Kamil Glik od lipca pozostaje bez klubu. Jego Benevento Calcio spadło do Serie C, a polski obrońca nie widzi się grającego na trzecim włoskim poziomie rozgrywkowym. W czerwcu media donosiły o możliwym transferze do Palermo, ale 35-latek cały czas pozostaje bez klubu. W mediach społecznościowych grę w Pogoni Szczecin zaproponował mu Kamil Grosicki.
Kamil Glik już od trzynastu lat gra poza Ekstraklasą
Portowcy grają dalej w eliminacjach Ligi Konferencji, ale dwumecz z Linfield ujawnił słabości w defensywie polskiego zespołu. Pogoń Szczecina w dwumeczu straciła aż cztery gole i nie jest dla nikogo tajemnicą, że jeszcze w letnim oknie transferowym chciałaby sprowadzić do siebie nowego obrońcę. Wobec kontuzji Benedikta Zecha duet stoperów tworzą tam teraz Danijel Loncar i Mariusz Malec.

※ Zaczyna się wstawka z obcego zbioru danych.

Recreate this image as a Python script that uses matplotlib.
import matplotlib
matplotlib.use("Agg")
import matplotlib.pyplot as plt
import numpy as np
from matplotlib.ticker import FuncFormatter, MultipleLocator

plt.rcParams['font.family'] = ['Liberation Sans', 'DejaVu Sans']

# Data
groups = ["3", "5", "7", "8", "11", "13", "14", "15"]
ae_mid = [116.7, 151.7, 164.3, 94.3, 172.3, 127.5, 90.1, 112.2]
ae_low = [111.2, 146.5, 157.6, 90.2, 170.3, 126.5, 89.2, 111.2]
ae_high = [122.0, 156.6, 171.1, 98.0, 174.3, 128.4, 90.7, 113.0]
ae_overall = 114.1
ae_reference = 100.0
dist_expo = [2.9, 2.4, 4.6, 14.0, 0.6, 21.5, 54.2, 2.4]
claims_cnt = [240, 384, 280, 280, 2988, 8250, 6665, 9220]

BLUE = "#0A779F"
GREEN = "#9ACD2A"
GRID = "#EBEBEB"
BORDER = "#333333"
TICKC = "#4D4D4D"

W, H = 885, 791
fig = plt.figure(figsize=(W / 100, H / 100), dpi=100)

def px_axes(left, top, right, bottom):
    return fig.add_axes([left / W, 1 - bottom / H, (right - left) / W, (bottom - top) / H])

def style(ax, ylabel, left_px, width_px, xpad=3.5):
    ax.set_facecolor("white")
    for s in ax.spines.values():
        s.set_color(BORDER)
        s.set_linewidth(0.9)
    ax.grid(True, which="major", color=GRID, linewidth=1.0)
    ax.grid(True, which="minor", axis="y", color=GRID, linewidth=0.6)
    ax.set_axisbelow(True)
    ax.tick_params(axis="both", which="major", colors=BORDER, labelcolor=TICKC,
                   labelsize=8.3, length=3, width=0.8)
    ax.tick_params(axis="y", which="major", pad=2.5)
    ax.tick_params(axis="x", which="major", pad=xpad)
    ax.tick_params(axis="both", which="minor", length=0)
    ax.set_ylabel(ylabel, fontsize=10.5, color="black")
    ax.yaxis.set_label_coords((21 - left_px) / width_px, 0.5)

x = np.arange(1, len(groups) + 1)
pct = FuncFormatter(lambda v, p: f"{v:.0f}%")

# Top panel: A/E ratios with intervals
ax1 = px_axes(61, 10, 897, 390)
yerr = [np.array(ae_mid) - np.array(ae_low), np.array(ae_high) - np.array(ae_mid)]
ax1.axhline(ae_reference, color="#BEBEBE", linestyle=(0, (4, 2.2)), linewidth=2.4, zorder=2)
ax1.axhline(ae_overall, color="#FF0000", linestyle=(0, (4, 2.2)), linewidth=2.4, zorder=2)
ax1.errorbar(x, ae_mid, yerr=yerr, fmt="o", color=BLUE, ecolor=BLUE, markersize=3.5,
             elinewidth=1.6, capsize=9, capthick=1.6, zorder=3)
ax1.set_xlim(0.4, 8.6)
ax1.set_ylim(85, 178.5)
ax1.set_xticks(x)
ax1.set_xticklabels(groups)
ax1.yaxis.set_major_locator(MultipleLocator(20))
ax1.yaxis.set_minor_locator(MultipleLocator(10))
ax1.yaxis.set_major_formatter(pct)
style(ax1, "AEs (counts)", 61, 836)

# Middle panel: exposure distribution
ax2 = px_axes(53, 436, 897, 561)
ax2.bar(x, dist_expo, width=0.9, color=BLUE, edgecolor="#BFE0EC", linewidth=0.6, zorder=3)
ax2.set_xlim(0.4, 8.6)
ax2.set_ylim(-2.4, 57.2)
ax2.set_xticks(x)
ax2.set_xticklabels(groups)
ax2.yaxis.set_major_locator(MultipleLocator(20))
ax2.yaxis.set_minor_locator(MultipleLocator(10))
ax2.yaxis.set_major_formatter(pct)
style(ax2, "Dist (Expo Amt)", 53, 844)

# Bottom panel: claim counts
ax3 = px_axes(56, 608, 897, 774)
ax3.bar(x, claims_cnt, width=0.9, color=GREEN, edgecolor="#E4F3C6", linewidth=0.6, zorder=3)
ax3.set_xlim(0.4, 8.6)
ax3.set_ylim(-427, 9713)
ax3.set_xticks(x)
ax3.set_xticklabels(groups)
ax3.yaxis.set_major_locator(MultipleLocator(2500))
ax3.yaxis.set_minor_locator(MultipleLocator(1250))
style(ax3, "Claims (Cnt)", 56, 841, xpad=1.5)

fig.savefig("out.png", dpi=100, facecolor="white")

Czy lukę w defensywie Portowców może uzupełnić Kamil Glik? Takiego scenariusza nie wyklucza Kamil Grosicki. Kapitan szczecińskiego zaprosił w mediach społecznościowych 35-latka do zespołu z województwa zachodniopomorskiego. – Come to Pogoń – napisał Grosik do swojego reprezentacyjnego kolegi.
Oczywiście taka niezobowiązująca wymiana zdań nie oznacza jeszcze, że jest jakakolwiek szansa na transfer Kamila Glika do Pogoni Szczecin. Sam piłkarz wspominał jednak przed kilkoma laty, że chciałby spróbować jeszcze swoich sił w polskiej lidze. Być może brak poważnych ofert z Półwyspu Apenińskiego sprawi, że 35-latek już tego lata zdecyduje się powrócić na ekstraklasowe boiska.
Zagraniczna przygoda Kamila Glika trwa już trzynaście lat. W 2010 roku obrońca opuścił Piasta Gliwice i przeniósł się do Torino. Następnie w latach 2016-2020 występował w AS Monaco. Glik ostatnie lata spędził w barwach Benevento.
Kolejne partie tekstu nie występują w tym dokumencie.